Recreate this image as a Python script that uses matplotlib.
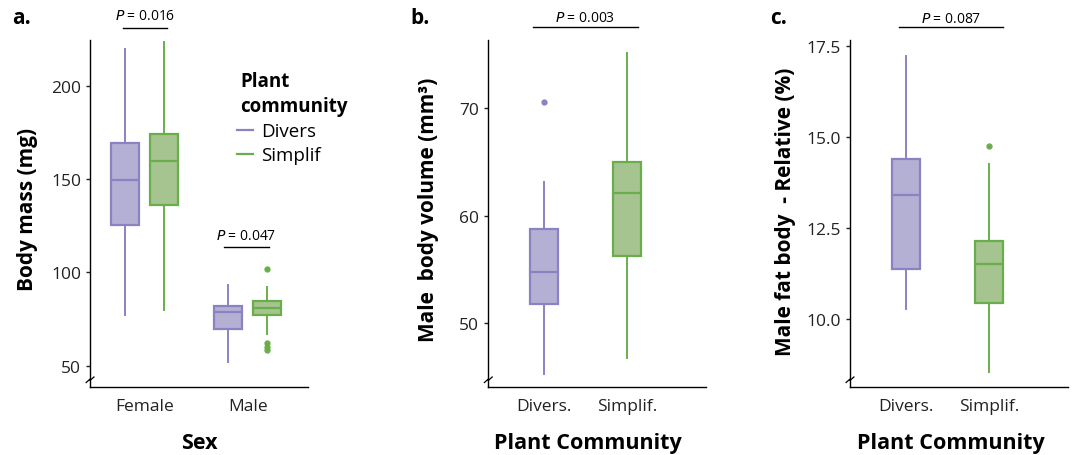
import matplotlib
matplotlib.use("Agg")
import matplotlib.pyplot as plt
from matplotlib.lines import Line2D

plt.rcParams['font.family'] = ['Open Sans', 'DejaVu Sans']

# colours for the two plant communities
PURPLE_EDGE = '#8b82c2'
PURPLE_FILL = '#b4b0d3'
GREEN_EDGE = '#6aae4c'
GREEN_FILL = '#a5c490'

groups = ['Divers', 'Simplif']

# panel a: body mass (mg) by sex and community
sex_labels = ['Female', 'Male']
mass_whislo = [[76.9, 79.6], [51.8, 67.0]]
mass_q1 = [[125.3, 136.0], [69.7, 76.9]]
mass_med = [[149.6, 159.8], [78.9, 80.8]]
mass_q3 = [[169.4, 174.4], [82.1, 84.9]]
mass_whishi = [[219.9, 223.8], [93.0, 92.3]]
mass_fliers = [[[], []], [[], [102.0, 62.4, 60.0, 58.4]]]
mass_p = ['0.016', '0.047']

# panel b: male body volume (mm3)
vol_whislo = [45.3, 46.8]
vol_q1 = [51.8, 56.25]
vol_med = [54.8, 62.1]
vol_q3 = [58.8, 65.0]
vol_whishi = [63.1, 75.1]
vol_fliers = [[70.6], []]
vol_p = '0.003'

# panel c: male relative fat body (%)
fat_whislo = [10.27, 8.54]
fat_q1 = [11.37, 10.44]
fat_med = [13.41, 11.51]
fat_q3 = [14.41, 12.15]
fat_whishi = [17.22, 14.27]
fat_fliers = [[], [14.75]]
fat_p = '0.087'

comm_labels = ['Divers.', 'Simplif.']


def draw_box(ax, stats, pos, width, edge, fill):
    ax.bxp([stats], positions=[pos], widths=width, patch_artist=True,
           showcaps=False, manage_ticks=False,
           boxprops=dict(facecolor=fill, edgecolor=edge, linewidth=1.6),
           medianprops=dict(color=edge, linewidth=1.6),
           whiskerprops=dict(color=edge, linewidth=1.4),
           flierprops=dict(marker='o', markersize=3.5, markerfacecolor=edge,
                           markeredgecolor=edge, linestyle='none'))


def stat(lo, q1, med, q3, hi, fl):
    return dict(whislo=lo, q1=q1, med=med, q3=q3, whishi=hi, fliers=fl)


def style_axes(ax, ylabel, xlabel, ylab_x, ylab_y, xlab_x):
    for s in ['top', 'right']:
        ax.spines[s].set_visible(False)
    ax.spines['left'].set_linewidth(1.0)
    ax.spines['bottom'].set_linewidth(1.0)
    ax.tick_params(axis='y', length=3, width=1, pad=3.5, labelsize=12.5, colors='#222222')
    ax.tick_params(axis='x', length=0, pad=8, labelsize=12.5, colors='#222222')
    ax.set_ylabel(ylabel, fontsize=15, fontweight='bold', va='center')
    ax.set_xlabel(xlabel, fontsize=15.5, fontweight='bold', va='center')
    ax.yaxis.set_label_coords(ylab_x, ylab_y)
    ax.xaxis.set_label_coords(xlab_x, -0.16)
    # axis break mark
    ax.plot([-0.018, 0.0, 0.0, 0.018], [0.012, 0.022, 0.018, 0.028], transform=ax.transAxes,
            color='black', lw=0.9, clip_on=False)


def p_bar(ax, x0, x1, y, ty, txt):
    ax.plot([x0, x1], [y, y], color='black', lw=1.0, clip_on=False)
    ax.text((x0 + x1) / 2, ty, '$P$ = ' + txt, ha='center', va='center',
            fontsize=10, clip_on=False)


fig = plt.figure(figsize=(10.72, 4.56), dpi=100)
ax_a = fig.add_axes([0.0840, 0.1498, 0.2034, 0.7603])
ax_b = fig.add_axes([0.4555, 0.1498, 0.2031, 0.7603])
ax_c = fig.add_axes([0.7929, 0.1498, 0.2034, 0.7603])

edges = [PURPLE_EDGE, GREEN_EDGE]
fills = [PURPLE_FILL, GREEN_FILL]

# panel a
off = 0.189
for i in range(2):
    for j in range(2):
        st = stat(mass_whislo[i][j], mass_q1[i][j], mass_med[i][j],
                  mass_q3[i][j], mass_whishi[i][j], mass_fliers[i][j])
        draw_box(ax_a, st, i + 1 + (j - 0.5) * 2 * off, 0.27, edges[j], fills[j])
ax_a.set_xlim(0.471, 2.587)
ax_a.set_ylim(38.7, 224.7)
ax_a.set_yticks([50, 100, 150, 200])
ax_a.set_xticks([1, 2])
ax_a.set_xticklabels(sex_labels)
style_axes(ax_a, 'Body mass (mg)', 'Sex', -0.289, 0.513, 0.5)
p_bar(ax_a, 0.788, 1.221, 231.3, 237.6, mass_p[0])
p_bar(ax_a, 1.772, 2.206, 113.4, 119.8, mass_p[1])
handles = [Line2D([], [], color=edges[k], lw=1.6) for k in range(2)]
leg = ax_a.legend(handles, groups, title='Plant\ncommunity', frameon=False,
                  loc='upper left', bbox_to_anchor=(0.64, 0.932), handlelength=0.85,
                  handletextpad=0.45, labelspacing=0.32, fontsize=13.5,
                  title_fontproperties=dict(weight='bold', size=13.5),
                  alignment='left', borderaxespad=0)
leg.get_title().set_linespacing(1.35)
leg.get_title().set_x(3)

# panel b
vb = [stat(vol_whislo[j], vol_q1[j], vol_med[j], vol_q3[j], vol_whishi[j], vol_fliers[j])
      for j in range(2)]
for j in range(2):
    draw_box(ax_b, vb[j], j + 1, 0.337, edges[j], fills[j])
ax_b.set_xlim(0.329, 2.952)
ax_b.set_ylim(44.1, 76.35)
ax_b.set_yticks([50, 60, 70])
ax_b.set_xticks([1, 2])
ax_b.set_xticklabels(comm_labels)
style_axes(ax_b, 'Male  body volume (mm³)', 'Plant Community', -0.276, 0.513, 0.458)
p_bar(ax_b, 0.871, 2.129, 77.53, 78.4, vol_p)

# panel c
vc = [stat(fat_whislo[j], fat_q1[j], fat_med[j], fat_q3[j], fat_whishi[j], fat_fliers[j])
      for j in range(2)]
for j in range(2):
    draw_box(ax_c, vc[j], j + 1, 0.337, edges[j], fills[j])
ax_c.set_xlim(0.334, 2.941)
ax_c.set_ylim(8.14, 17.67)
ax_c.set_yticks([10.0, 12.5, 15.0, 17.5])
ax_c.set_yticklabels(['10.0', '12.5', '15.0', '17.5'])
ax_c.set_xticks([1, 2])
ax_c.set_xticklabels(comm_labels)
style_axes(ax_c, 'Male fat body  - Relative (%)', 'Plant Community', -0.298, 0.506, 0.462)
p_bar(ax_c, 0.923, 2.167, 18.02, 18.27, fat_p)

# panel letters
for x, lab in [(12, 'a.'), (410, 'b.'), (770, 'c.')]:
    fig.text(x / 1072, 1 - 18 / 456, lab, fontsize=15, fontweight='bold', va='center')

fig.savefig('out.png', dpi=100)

• **Requirement**
Exactly as written, please give again the lines from the beginning of the listing through the line containing "plt.rcParams['font.family'] = ['Open", inclusive, without any pictures.

• **Correct response**
Recreate this image as a Python script that uses matplotlib.
import matplotlib
matplotlib.use("Agg")
import matplotlib.pyplot as plt
from matplotlib.lines import Line2D

plt.rcParams['font.family'] = ['Open Sans', 'DejaVu Sans']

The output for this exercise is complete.